3.3. – Quanto ancora alla invocata protezione umanitaria (premettendosi che tale doglianza deve essere scrutinata alla stregua della disciplina, di cui al D.Lgs. n. 286, art. 5, comma 6, da ritenersi applicabile ratione temporis: Cass., sez. un. 29459 e n. 29461 del 2019), va soltanto rimarcato che questa Corte ha già avuto occasione di chiarire (cfr. Cass. n. 17072 del 2018; Cass. n. 22979 del 2018) che, se assunto isolatamente, il contesto di generale e non specifica compromissione dei diritti umani nel paese di provenienza non integra, di per sè solo ed astrattamente considerato, i seri motivi di carattere umanitario, o derivanti da obblighi internazionali o costituzionali, cui la legge subordina il riconoscimento del diritto alla protezione umanitaria. Ciò, in quanto “il diritto al rispetto della vita privata – tutelato dall’art. 8 CEDU (…) – può soffrire ingerenze legittime da parte dei pubblici poteri per il perseguimento di interessi statuali contrapposti, quali, tra gli altri, l’applicazione ed il rispetto delle leggi in materia di immigrazione, particolarmente nel caso in cui lo straniero (…) non goda di uno stabile titolo di soggiorno nello Stato di accoglienza, ma vi risieda in attesa che venga definita la sua domanda di determinazione dello status di protezione internazionale (cfr. Corte EDU, sent. 08.04.2008, ric. 21878/06, caso Nnyan.zi c. Regno Unito, par. 72 ss.)”.

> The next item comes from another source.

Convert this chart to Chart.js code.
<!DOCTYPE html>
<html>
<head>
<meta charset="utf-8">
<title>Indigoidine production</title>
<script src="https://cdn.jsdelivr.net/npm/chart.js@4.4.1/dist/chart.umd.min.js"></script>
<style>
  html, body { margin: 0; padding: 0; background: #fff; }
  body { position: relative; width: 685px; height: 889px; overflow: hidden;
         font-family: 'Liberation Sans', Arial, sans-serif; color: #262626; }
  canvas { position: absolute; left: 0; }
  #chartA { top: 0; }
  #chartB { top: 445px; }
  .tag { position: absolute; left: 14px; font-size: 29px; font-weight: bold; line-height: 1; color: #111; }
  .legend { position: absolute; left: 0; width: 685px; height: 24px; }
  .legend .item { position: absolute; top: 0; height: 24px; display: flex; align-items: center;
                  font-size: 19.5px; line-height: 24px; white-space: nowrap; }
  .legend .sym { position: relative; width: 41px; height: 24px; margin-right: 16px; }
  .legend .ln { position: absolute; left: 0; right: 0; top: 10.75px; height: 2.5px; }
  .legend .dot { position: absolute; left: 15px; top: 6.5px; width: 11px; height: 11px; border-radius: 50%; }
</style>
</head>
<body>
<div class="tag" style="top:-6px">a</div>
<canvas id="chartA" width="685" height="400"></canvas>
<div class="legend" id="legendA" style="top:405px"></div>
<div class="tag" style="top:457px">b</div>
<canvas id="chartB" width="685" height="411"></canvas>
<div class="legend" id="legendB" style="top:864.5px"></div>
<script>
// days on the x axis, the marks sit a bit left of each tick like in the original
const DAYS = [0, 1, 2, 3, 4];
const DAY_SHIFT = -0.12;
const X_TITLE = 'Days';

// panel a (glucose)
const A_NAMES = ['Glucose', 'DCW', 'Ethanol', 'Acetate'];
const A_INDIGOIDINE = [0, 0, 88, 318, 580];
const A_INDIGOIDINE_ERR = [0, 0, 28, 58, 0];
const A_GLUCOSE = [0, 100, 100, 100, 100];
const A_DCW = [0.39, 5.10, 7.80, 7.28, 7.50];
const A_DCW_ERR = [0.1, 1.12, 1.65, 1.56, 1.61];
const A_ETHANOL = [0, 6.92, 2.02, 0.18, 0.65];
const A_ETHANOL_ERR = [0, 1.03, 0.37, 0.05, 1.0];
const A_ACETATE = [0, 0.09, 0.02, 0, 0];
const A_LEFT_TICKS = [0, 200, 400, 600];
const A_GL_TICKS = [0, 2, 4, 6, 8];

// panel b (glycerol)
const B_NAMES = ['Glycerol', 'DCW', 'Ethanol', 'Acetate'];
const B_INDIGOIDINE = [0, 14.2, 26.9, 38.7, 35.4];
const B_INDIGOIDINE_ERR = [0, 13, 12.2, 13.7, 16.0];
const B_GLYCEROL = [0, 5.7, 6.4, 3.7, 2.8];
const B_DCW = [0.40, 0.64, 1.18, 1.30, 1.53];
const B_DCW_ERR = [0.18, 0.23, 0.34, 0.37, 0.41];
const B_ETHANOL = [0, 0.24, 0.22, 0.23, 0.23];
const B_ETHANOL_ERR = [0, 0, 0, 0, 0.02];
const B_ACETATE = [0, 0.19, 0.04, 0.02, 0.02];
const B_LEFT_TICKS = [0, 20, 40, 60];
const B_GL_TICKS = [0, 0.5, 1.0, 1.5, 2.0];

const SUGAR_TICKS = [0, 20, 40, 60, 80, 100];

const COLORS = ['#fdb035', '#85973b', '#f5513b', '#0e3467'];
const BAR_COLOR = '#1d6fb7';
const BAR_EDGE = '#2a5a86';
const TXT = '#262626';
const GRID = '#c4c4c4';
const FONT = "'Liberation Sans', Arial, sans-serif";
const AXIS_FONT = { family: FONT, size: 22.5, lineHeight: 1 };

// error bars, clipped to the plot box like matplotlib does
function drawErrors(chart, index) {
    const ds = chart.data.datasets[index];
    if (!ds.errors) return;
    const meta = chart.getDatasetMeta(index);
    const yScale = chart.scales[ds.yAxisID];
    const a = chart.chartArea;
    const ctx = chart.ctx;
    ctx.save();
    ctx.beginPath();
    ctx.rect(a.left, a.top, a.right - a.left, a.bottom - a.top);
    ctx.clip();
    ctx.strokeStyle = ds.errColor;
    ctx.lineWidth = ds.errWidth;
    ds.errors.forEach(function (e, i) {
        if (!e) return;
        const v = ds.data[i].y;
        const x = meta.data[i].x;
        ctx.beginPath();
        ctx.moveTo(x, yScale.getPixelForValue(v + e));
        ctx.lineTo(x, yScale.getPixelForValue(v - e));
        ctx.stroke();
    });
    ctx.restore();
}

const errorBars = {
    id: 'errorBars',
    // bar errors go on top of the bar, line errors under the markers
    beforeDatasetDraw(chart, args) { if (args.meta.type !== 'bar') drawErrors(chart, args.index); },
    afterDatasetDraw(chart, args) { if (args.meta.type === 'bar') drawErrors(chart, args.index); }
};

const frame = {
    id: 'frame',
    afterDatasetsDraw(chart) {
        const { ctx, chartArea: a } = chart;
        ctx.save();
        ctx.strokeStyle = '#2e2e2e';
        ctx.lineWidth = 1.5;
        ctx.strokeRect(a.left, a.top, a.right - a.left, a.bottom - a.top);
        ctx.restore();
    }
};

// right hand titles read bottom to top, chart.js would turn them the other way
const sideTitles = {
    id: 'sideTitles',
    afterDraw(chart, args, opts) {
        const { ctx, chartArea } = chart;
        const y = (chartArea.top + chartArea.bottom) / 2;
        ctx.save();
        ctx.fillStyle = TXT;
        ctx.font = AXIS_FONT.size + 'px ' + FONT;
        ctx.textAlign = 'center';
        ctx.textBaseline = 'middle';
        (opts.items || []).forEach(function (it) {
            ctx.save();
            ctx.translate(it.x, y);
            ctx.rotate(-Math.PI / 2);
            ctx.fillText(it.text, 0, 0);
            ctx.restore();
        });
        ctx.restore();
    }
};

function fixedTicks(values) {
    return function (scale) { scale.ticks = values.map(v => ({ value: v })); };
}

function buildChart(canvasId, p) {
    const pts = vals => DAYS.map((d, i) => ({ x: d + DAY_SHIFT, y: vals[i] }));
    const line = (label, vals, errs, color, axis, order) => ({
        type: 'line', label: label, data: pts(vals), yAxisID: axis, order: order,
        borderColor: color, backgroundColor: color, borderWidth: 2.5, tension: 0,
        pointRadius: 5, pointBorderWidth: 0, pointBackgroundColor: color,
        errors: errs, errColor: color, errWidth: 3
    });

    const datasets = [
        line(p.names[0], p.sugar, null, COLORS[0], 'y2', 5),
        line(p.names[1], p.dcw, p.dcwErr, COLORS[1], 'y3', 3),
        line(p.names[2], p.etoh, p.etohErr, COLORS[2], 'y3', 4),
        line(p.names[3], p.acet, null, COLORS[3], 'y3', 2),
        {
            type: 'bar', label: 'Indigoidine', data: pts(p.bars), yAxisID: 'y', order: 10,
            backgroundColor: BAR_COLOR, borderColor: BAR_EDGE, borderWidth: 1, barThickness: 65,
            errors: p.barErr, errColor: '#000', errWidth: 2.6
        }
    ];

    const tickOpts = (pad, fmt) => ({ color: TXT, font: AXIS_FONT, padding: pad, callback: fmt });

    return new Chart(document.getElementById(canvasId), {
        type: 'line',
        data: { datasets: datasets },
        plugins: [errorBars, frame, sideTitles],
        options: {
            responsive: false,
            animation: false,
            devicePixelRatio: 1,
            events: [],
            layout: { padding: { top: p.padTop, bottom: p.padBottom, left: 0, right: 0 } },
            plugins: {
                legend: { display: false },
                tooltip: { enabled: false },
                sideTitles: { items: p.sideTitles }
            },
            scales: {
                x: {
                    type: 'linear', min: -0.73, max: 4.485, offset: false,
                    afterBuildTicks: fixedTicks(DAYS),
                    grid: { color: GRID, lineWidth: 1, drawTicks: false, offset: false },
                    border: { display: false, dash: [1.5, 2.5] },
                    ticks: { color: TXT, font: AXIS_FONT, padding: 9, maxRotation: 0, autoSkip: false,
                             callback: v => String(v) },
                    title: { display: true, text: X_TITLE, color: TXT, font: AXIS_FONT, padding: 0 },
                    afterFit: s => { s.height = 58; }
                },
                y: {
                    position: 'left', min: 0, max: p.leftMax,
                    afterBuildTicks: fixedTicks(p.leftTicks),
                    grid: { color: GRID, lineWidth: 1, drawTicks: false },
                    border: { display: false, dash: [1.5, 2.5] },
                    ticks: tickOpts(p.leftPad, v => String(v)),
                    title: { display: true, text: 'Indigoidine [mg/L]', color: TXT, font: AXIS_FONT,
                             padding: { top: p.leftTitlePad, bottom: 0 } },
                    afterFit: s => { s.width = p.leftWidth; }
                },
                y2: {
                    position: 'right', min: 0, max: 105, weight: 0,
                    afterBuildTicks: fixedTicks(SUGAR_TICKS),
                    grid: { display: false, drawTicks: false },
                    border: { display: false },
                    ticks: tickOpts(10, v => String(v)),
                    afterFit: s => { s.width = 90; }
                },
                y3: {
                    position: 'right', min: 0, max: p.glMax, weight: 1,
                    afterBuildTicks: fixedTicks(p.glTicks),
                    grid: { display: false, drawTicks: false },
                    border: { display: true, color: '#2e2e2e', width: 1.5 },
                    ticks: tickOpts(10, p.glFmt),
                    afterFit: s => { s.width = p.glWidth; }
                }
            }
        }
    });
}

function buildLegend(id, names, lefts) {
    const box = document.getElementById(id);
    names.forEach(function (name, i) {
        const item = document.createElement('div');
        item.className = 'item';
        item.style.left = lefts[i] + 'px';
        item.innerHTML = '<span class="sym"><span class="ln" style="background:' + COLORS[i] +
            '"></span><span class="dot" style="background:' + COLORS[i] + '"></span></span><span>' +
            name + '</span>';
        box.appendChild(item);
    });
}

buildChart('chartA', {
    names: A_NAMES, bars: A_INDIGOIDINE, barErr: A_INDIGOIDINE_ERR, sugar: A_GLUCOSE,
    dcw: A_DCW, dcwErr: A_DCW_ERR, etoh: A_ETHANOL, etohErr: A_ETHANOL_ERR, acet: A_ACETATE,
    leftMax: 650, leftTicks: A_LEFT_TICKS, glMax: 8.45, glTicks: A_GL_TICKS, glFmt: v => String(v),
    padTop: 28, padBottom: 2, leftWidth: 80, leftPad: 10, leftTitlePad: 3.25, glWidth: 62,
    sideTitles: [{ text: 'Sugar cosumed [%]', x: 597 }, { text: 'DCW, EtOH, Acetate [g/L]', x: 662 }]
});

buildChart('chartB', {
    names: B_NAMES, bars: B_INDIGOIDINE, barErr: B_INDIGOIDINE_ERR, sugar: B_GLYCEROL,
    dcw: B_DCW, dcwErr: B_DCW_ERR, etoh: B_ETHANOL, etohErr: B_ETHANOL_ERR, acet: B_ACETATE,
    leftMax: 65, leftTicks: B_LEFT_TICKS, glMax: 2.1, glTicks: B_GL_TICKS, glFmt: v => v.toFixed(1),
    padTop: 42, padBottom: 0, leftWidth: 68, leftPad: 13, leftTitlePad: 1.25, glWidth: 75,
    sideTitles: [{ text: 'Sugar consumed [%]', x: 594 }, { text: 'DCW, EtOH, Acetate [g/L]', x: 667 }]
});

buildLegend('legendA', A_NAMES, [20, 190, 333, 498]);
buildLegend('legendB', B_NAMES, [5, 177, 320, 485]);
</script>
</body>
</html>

In ordine alla verifica delle condizioni per il riconoscimento della protezione umanitaria – al pari di quanto avviene per il giudizio di riconoscimento dello status di rifugiato politico e della protezione sussidiaria – incombe sul giudice il dovere di cooperazione istruttoria officiosa, così come previsto dal D.Lgs. n. 25 del 2008, art. 8 in ordine all’accertamento della situazione oggettiva relativa al Paese di origine. Nella specie, il giudice di appello non ha violato il suddetto principio nè è venuto meno al dovere di cooperazione istruttoria, avendo semplicemente ritenuto, a monte, che i fatti lamentati non costituiscano un ostacolo al rimpatrio nè integrino un’esposizione seria alla lesione dei diritti fondamentali.

Quanto, poi, al parametro dell’inserimento sociale e lavorativo dello straniero questa Corte (Cass. n. 4455 del 2018; e successivamente Cass., sez. un., n. 29460 del 2019) ha precisato che “In materia di protezione umanitaria, il riconoscimento del diritto al permesso di soggiorno per motivi umanitari di cui al D.Lgs. n. 286 del 1998, art. 5, comma 6, al cittadino straniero che abbia realizzato un grado adeguato di integrazione sociale in Italia, deve fondarsi su una effettiva valutazione comparativa della situazione soggettiva ed oggettiva del richiedente con riferimento al Paese d’origine, al fine di verificare se il rimpatrio possa determinare la privazione della titolarità e dell’esercizio dei diritti umani, al di sotto del nucleo ineliminabile costitutivo dello statuto della dignità personale, in correlazione con la situazione d’integrazione raggiunta nel Paese d’accoglienza”.

A tal riguardo, il motivo appare ulteriormente inammissibile anche alla luce della valutazione comparativa espressa dal giudice di merito con esaustiva indagine circa le condizioni descritte dello straniero con riguardo al suo paese di origine ed all’integrazione in Italia acquisita, valutazione in sè evidentemente non rivalutabile in questa sede.

4. – Il ricorso è inammissibile. Nulla per le spese in ragione del fatto che il resistente non ha svolto alcuna difesa. Va emessa la dichiarazione D.P.R. n. 115 del 2002, ex art. 13, comma 1-quater.

P.Q.M.

La Corte dichiara inammissibile il ricorso. D.P.R. n. 115 del 2002, Ex art. 13, comma 1-quater dà atto della sussistenza dei presupposti processuali per il versamento, da parte del ricorrente, di un ulteriore importo a titolo di contributo unificato pari a quello previsto per il ricorso, a norma dello stesso art. 13, comma 1 bis se dovuto.

Così deciso in Roma, nella camera di consiglio della sezione seconda civile della Corte Suprema di Cassazione, il 23 giugno 2020.